Tuesday, November 07, 2006

FCAT vs. Tenure

We had an interesting conversation around the lunch table today at work. It's election day and the Governor of Florida is up for grabs. One of the major topics is the FCAT test. This is the standardized test that we us in Florida to grade schools, teachers, and administrators on how well or poorly they are doing. I'm guessing it's used for funding purposes as well...better performers get more money, poorer performers get less. The buzz seems to be that teachers are teachingto the test, students are under extreme pressure, notes go home during FCAT week about good breakfast and lots of sleep (side note: why not food and sleep the other 51 weeks/year?).
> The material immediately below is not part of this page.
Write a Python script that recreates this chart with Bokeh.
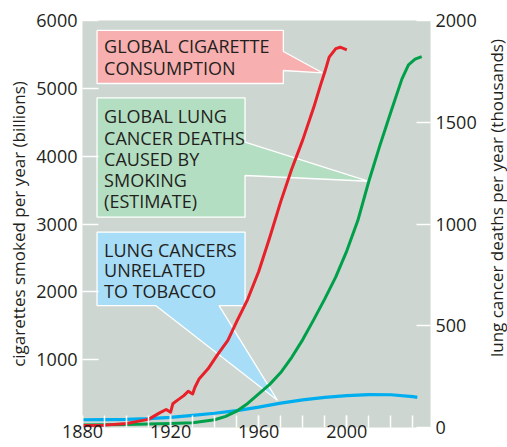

My thoughts are, if we didn't have tenure or teachers' unions that harbored lousy teachers and administrators...would we really need the FCAT?

1 Comments:

Blogger Brent said...

We've got the exact same discussion on the Texas assessment. Teaching effectively ceases the day after the tests are administered...and one school even has math every day to prepare for that section (then, oddly, after their math score improved too dramatically, they were investigated to determine if there'd been fraud) and there's a myriad of blog entries on mine about this.

But, being the son of both a teacher and a steelworker, suffice to say that tenure can be a good thing if earned for the right reasons (there's a reason universities award that status) and unions can be a good thing from a laborer's perspective.